I make an effort to store most of my food in glass, but Cambros are my one exception. They are durable,can be used in the fridge or freezer as well as at room temperature, and they seal tightly to keep out odors (which flours easily absorb). They are great to have around the kitchen. I even use one in the sink for my compost, because it keeps the smell in and the flies out.

I’m partial to the round Cambros, because I like the look of them. Anyone scientifically minded will tell you that square ones utilize the space better. I bought one-liter containers for my rye, barley, and spelt flours, which look a whole lot better than baggies from the store. I like that they can go easily into the freezer, and I can see at a glance if I am getting low on a particular flour.

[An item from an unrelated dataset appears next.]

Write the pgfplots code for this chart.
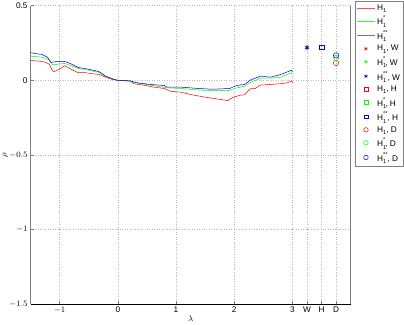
\documentclass[border=0pt]{standalone}
\usepackage{fontspec}
\setmainfont{Liberation Sans}
\usepackage{pgfplots}
\pgfplotsset{compat=1.18}
\newcommand{\sm}{\fontsize{5.5}{6}\selectfont}
\newcommand{\Hs}[1]{H\rlap{\raisebox{-0.55ex}{\sm 1}}\raisebox{1.15ex}{\sm #1}}
\newcommand{\Ho}{H\raisebox{-0.55ex}{\sm 1}}
\begin{document}
\fontsize{8}{9}\selectfont
\begin{tikzpicture}
\begin{axis}[
  scale only axis,
  width=310pt, height=289pt,
  xmin=-1.5, xmax=4, ymin=-1.5, ymax=0.5,
  clip=false,
  xtick={-1,0,1,2,3,3.25,3.5,3.75},
  xticklabels={$-1$,0,1,2,3,W,H,D},
  ytick={-1.5,-1,-0.5,0,0.5},
  yticklabels={$-1.5$,$-1$,$-0.5$,0,0.5},
  /pgf/number format/assume math mode=true,
  tick label style={font=\fontsize{8}{9}\selectfont},
  xmajorgrids, ymajorgrids,
  grid style={dotted, gray!55, line width=0.4pt},
  axis x line*=bottom, axis y line*=left,
  x axis line style={black, line width=0.6pt, -},
  y axis line style={gray, line width=1pt, -},
  tick style={gray, line width=0.4pt},
  tick align=inside,
  major tick length=3pt,
  xlabel={$\lambda$}, ylabel={$\rho$},
  xlabel style={yshift=3pt},
  ylabel style={yshift=-4pt},
  legend cell align=left,
  legend style={at={(1.013,1.017)}, anchor=north west,
    font=\fontsize{8}{9}\selectfont, row sep=0.3pt, inner sep=1.5pt,
    draw=gray, line width=0.8pt, fill=white},
]
\draw[gray, line width=1pt] (rel axis cs:1,0) -- (rel axis cs:1,1);
\addplot[red, line width=0.5pt, forget plot] coordinates {
(-1.5,0.132) (-1.40,0.130) (-1.33,0.127) (-1.25,0.122) (-1.18,0.109) (-1.12,0.0625) (-1.09,0.058) (-1.05,0.066) (-1.0,0.074) (-0.95,0.088) (-0.915,0.097) (-0.855,0.086) (-0.77,0.067) (-0.68,0.051) (-0.56,0.051) (-0.44,0.044) (-0.32,0.039) (-0.21,0.021) (-0.09,0.005) (0,0) (0.21,-0.004) (0.27,-0.023) (0.44,-0.032) (0.62,-0.046) (0.80,-0.055) (0.91,-0.074) (1.09,-0.080) (1.27,-0.097) (1.50,-0.113) (1.74,-0.127) (1.89,-0.136) (1.98,-0.115) (2.10,-0.100) (2.18,-0.097) (2.27,-0.057) (2.36,-0.055) (2.45,-0.032) (2.62,-0.028) (2.80,-0.023) (2.92,-0.016) (2.98,-0.004) (3.0,-0.016)
};
\addplot[green, line width=0.5pt, forget plot] coordinates {
(-1.5,0.162) (-1.31,0.155) (-1.18,0.137) (-1.12,0.104) (-1.0,0.109) (-0.915,0.113) (-0.80,0.097) (-0.68,0.079) (-0.50,0.067) (-0.32,0.053) (-0.21,0.025) (-0.06,0.005) (0,0) (0.21,-0.007) (0.32,-0.018) (0.56,-0.032) (0.85,-0.051) (1.09,-0.055) (1.39,-0.065) (1.63,-0.070) (1.92,-0.067) (2.04,-0.051) (2.18,-0.040) (2.27,-0.016) (2.45,0.014) (2.62,0.014) (2.80,0.021) (2.98,0.051) (3.0,0.039)
};
\addplot[blue, line width=0.5pt, forget plot] coordinates {
(-1.5,0.185) (-1.40,0.178) (-1.31,0.174) (-1.21,0.155) (-1.15,0.120) (-1.06,0.125) (-0.915,0.127) (-0.80,0.109) (-0.68,0.086) (-0.50,0.074) (-0.32,0.058) (-0.21,0.028) (-0.06,0.005) (0,0) (0.21,-0.004) (0.32,-0.016) (0.56,-0.028) (0.80,-0.035) (0.85,-0.046) (1.09,-0.046) (1.39,-0.055) (1.63,-0.060) (1.92,-0.055) (2.04,-0.035) (2.18,-0.028) (2.27,0.0) (2.45,0.028) (2.62,0.021) (2.80,0.039) (2.98,0.067) (3.0,0.058)
};
\addplot[red, only marks, mark=asterisk, mark size=2.2pt, line width=0.5pt, forget plot] coordinates {(3.25,0.222)};
\addplot[green, only marks, mark=asterisk, mark size=2.2pt, line width=0.5pt, forget plot] coordinates {(3.25,0.220)};
\addplot[blue, only marks, mark=asterisk, mark size=2.2pt, line width=0.5pt, forget plot] coordinates {(3.25,0.218)};
\addplot[red, only marks, mark=square, mark size=2.2pt, line width=0.5pt, forget plot] coordinates {(3.5,0.222)};
\addplot[green, only marks, mark=square, mark size=2.2pt, line width=0.5pt, forget plot] coordinates {(3.5,0.221)};
\addplot[blue, only marks, mark=square, mark size=2.2pt, line width=0.5pt, forget plot] coordinates {(3.5,0.220)};
\addplot[red, only marks, mark=o, mark size=2.6pt, line width=0.5pt, forget plot] coordinates {(3.75,0.116)};
\addplot[green, only marks, mark=o, mark size=2.6pt, line width=0.5pt, forget plot] coordinates {(3.75,0.150)};
\addplot[blue, only marks, mark=o, mark size=2.6pt, line width=0.5pt, forget plot] coordinates {(3.75,0.167)};
\addlegendimage{red!70, line width=0.7pt}
\addlegendentry{\Ho}
\addlegendimage{green!80, line width=0.7pt}
\addlegendentry{\Hs{*}}
\addlegendimage{blue!60, line width=0.7pt}
\addlegendentry{\Hs{**}}
\addlegendimage{red, only marks, mark=asterisk, mark size=1.8pt, line width=0.5pt}
\addlegendentry{\Ho, W}
\addlegendimage{green, only marks, mark=asterisk, mark size=1.8pt, line width=0.5pt}
\addlegendentry{\Hs{*}, W}
\addlegendimage{blue, only marks, mark=asterisk, mark size=1.8pt, line width=0.5pt}
\addlegendentry{\Hs{**}, W}
\addlegendimage{red, only marks, mark=square, mark size=1.8pt, line width=0.5pt}
\addlegendentry{\Ho, H}
\addlegendimage{green, only marks, mark=square, mark size=1.8pt, line width=0.5pt}
\addlegendentry{\Hs{*}, H}
\addlegendimage{blue, only marks, mark=square, mark size=1.8pt, line width=0.5pt}
\addlegendentry{\Hs{**}, H}
\addlegendimage{red, only marks, mark=o, mark size=2.2pt, line width=0.5pt}
\addlegendentry{\Ho, D}
\addlegendimage{green, only marks, mark=o, mark size=2.2pt, line width=0.5pt}
\addlegendentry{\Hs{*}, D}
\addlegendimage{blue, only marks, mark=o, mark size=2.2pt, line width=0.5pt}
\addlegendentry{\Hs{**}, D}
\end{axis}
\end{tikzpicture}
\end{document}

I’ve used the brown kraft paper labels I found here, but once I manage to unpack my label maker I will make them a waterproof, smudge-proof label like I did for my spice jars. I’m really happy with this solution.

I have other sized Cambros I use for other dry ingredients. My flour is in a four-liter one, which is exactly the size to accommodate a five-pound bag (you can see I’m running low).

My sugars are in a smaller size Cambro. I like how the wide mouths allow for easy scooping.

So if you’re looking for a solution to dry goods storage that won’t break the bank, consider checking out Cambro Land, You can find them at a local restaurant supply store or through a sales rep in your area. They are also available through online restaurant supply stores, though I have no experience with these so I’m not endorsing any one company. But Cambros are durable and useful. There’s a reason the pros like them so much.

Do you have any clever solutions for storing dry goods? I’d love to hear.